Il est vrai que j’ai partagé l’espérance de mon père à l’ouverture des Etats-Généraux ; l’on devait peut-être se flatter à cette époque qu’il résulterait de leurs lumières et des excellentes intentions du roi une Constitution libre et heureuse. L’ivresse fanatique de la nation a éloigné ce terme, mais pourquoi le parti des opprimés ne pardonne-t-il pas à ceux qui ont espéré, pourquoi veut-il avoir tout prévu parce qu’il a tout craint, pourquoi fait-il un crime d’une confiance qui devait naître alors de tous les bons sentiments de l’âme? Témoin des persécutions que mon père a éprouvées par ceux qu’on l’accusait d’avoir trop servi, la noblesse n’a pu s’elever dans cette circonstance à la justice la plus facile, celle qu’on exerce envers l’adversité. Unie par ma tendresse et mon admiration à la destinée de mon père, il est vrai que je ne pense que par lui ; mais en lisant son dernier ouvrage, Votre Majesté a-t-elle trouvé que de telles opinions fussent coupables et compromissent les devoirs d’une personne attachée au roi de Suède par sa position et sa reconnaissance?
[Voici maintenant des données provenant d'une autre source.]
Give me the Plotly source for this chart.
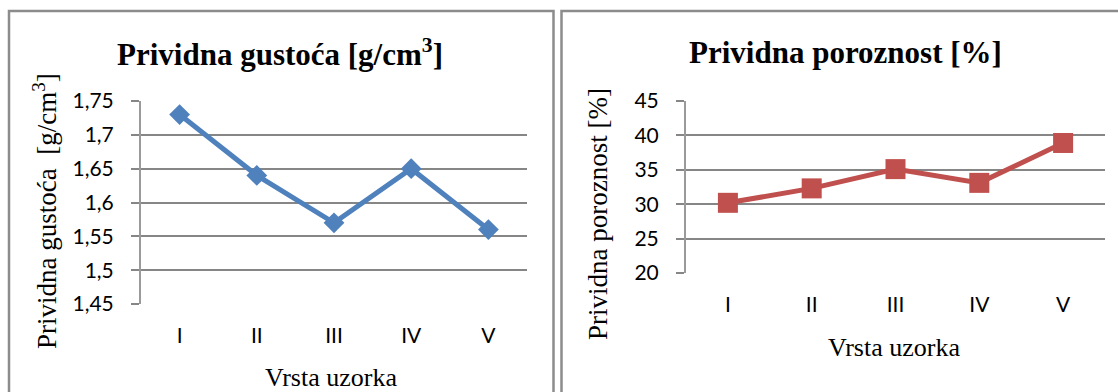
import plotly.graph_objects as go

W, H = 1118, 392

categories = ["I", "II", "III", "IV", "V"]
gustoca = [1.73, 1.64, 1.57, 1.65, 1.56]
poroznost = [30.2, 32.3, 35.1, 33.1, 38.9]

g_ticks = [1.45, 1.5, 1.55, 1.6, 1.65, 1.7, 1.75]
g_ticktext = ["1,45", "1,5", "1,55", "1,6", "1,65", "1,7", "1,75"]
p_ticks = [20, 25, 30, 35, 40, 45]
p_ticktext = ["20", "25", "30", "35", "40", "45"]

title_left = "Prividna gustoća [g/cm<sup>3</sup>]"
title_right = "Prividna poroznost [%]"
ytitle_left = "Prividna gustoća&nbsp; [g/cm<sup>3</sup>]"
ytitle_right = "Prividna poroznost [%]"
xtitle = "Vrsta uzorka"

BLUE = "#4F81BD"
RED = "#C0504D"
GRID = "#868686"
BORDER = "#8C8C8C"

def px(x):
    return x / W

def py(y):
    return 1 - y / H

fig = go.Figure()
fig.add_trace(go.Scatter(x=categories, y=gustoca, mode="lines+markers",
                         line=dict(color=BLUE, width=5),
                         marker=dict(symbol="diamond", size=16, color=BLUE),
                         xaxis="x", yaxis="y", showlegend=False, cliponaxis=False))
fig.add_trace(go.Scatter(x=categories, y=poroznost, mode="lines+markers",
                         line=dict(color=RED, width=5),
                         marker=dict(symbol="square", size=20, color=RED),
                         xaxis="x2", yaxis="y2", showlegend=False, cliponaxis=False))

tickfont = dict(family="Lato, Open Sans, sans-serif", size=21, color="#000000")
serif = "Liberation Serif, Times New Roman, serif"

common_x = dict(type="category", showgrid=False, zeroline=False, automargin=False,
                showline=False, ticks="", tickfont=tickfont, fixedrange=True,
                ticklabelstandoff=17)
common_y = dict(showgrid=True, gridcolor=GRID, gridwidth=2, zeroline=False,
                automargin=False,
                showline=True, linecolor="#9A9A9A", linewidth=2,
                ticks="outside", ticklen=8, tickcolor=GRID, tickwidth=2,
                tickfont=tickfont, fixedrange=True, ticklabelstandoff=13)

fig.update_layout(
    template="none",
    width=W, height=H, autosize=False,
    margin=dict(l=0, r=0, t=0, b=0, pad=0, autoexpand=False),
    paper_bgcolor="white", plot_bgcolor="white",
    xaxis=dict(domain=[px(141), px(527)], anchor="y", range=[-0.5, 4.5], **common_x),
    yaxis=dict(domain=[py(304), py(101)], anchor="x", range=[1.45, 1.75],
               tickvals=g_ticks, ticktext=g_ticktext, **common_y),
    xaxis2=dict(domain=[px(686), px(1105)], anchor="y2", range=[-0.5, 4.5], **common_x),
    yaxis2=dict(domain=[py(273), py(101)], anchor="x2", range=[20, 45],
                tickvals=p_ticks, ticktext=p_ticktext, **common_y),
)

# panel borders (bottom edge lies just outside the picture)
fig.add_shape(type="rect", xref="paper", yref="paper",
              x0=px(9), x1=px(553.5), y0=py(396), y1=py(11),
              line=dict(color=BORDER, width=2.5))
fig.add_shape(type="rect", xref="paper", yref="paper",
              x0=px(561.5), x1=px(1122), y0=py(396), y1=py(11),
              line=dict(color=BORDER, width=2.5))

annotations = [
    dict(text="<b>" + title_left + "</b>", x=px(280), y=py(52), xref="paper", yref="paper",
         showarrow=False, font=dict(family=serif, size=31, color="black"),
         xanchor="center", yanchor="middle"),
    dict(text="<b>" + title_right + "</b>", x=px(845), y=py(52), xref="paper", yref="paper",
         showarrow=False, font=dict(family=serif, size=31, color="black"),
         xanchor="center", yanchor="middle"),
    dict(text=ytitle_left, x=px(45), y=py(211), xref="paper", yref="paper",
         showarrow=False, textangle=-90, font=dict(family=serif, size=27, color="black"),
         xanchor="center", yanchor="middle"),
    dict(text=ytitle_right, x=px(598), y=py(214), xref="paper", yref="paper",
         showarrow=False, textangle=-90, font=dict(family=serif, size=27, color="black"),
         xanchor="center", yanchor="middle"),
    dict(text=xtitle, x=px(331), y=py(377), xref="paper", yref="paper",
         showarrow=False, font=dict(family=serif, size=26, color="black"),
         xanchor="center", yanchor="middle"),
    dict(text=xtitle, x=px(894), y=py(347), xref="paper", yref="paper",
         showarrow=False, font=dict(family=serif, size=26, color="black"),
         xanchor="center", yanchor="middle"),
]
fig.update_layout(annotations=annotations)

post = (
    "var s=document.body.style;s.margin='0';s.padding='0';s.overflow='hidden';"
    "var h=document.documentElement.style;h.margin='0';h.padding='0';h.overflow='hidden';"
)

fig.write_html("out.html", post_script=post,
               config={"responsive": False, "displayModeBar": False})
Mon âge du moins et le titre de femme devait empêcher qu’on y mît la plus légère importance, cependant on a voulu envelopper M. de Staël dans la disgrâce où l'on cherchait à me jeter auprès de Votre Majesté, quoiqu’il soit impossible d'être plus étranger aux torts qu’on veut me trouver. J’avais pour amis avant la Révolution MM. de Périgord, de Castellane et de Montmorency ; ils se sont trouvés parmi les députés nobles et ecclésiastiques qui ont marqué, non assurément contre l’autorité royale, mais contre les privilèges dont ils jouissaient plus que personne par l’illustration de leurs noms. Je suis restée liée avec eux parce que les sentiments n’appartiennent pas aux opinions et que les devoirs de l’amitié s’augmentent par les dangers mêmes auxquels ils exposent; au milieu d’une société assez nombreuse je ne vois qu’eux dont l'opinion, quoique extrêmement modifiée, aristocrate relativement aux clubs dominateurs de la France, puisse s’appeler populaire.
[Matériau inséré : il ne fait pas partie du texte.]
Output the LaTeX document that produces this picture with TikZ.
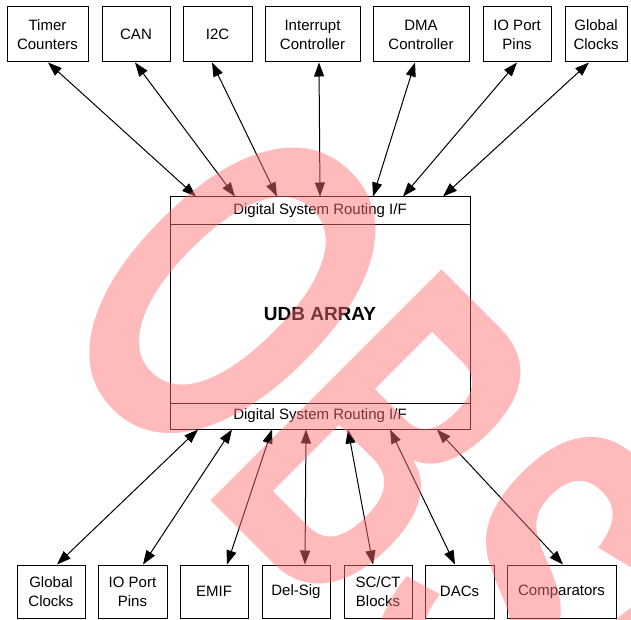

C’est sur le prétexte de l’amitié que je leur porte que se fondent les compositions de quelques libellistes ; il est si léger, ce prétexte, que l’invention totale ne leur coûterait pas davantage. Ce tort, néanmoins, je le répète, m’est entièrement personnel, M. de Staël n’ayant pour amis que des hommes étrangers aux affaires de France. Je ne me défends point d’une inquiétude très vive quand je sais Votre Majesté entourée de personnes malveillantes pour moi; je n’en éprouverais plus si je pouvais lui exprimer l’exacte vérité ; le courage et la fidélité dans l’amitié sont des qualités qui peuvent déplaire aux rois qui n’attendent rien que de l’obéissance passive, mais celui que l’enthousiasme élèverait sur le trône si le sort ne l’y avait pas placé, doit aimer l'indépendance d’opinion et de caractère ; elle donne aux hommages qu’elle rend un sceau de liberté, traite avec la puissance comme avec la gloire, et ne se soumettant que parce qu’elle admire, prépare à Votre Majesté un triomphe de plus »
Belle lettre, n'est-ce pas, les amis ?!
( Lettres inédites de Mm de Staël, appartenant à la bibliothèque de l’Université d’Upsal.
Mme de Staël à Gustave III, I l sept. 1791. )
Mais rien ne ramena Gustav à de meilleurs sentiments envers son ambassadeur en France.
Peu de mois plus tard, il rappela M. de Staël de son poste d’ambassadeur,et lorsque celui-ci arriva à Stockholm, le malheureux souverain venait de tomber victime de l’irréconciliable antagonisme qui divisait les hommes de sa génération.